We have a variety of interests in mindfulness, as well. One recent paper examined the ability of a brief mindfulness exercise to foster persistence after people have been frightened. One paper under review examines the relation of mindfulness to relationship goals, that is whether in interactions with others people bring compassionate goals (focused on the well-being of others) or relationship goals (focused on making others think well of them). A paper in preparation examines whether mindfulness in one relationship partner is predictive of how responsive the other relationship partner judges them to be in response to capitalization attempts. As these last two papers suggest we have begun to examine the relation of mindfulness to more interpersonal processes in addition to intrapersonal phenomena.
Finally, we are beginning to explore the possibility of studying the psychology of other contemplative practices. Work on mindfulness has brought great attention to contemplative science.

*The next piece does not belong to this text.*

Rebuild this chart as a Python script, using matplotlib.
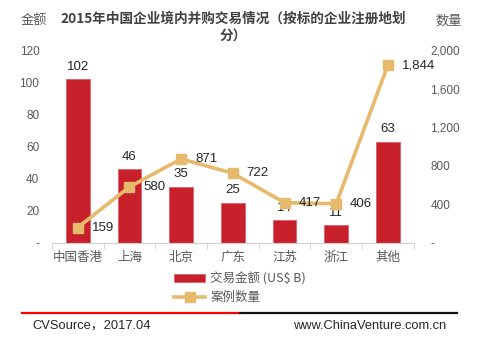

But many traditions have contemplative practices that have received less attention. Stay tuned for possible future projects. Dr. Ahrens presented on this at John Carroll University this past April. His talk can be viewed here. He notes that he does not generally use microphones.
If you are interested in gaining research experience though volunteering in the Emotions and Positive Psychology lab, please contact Professor Ahrens at firstname.lastname@example.org.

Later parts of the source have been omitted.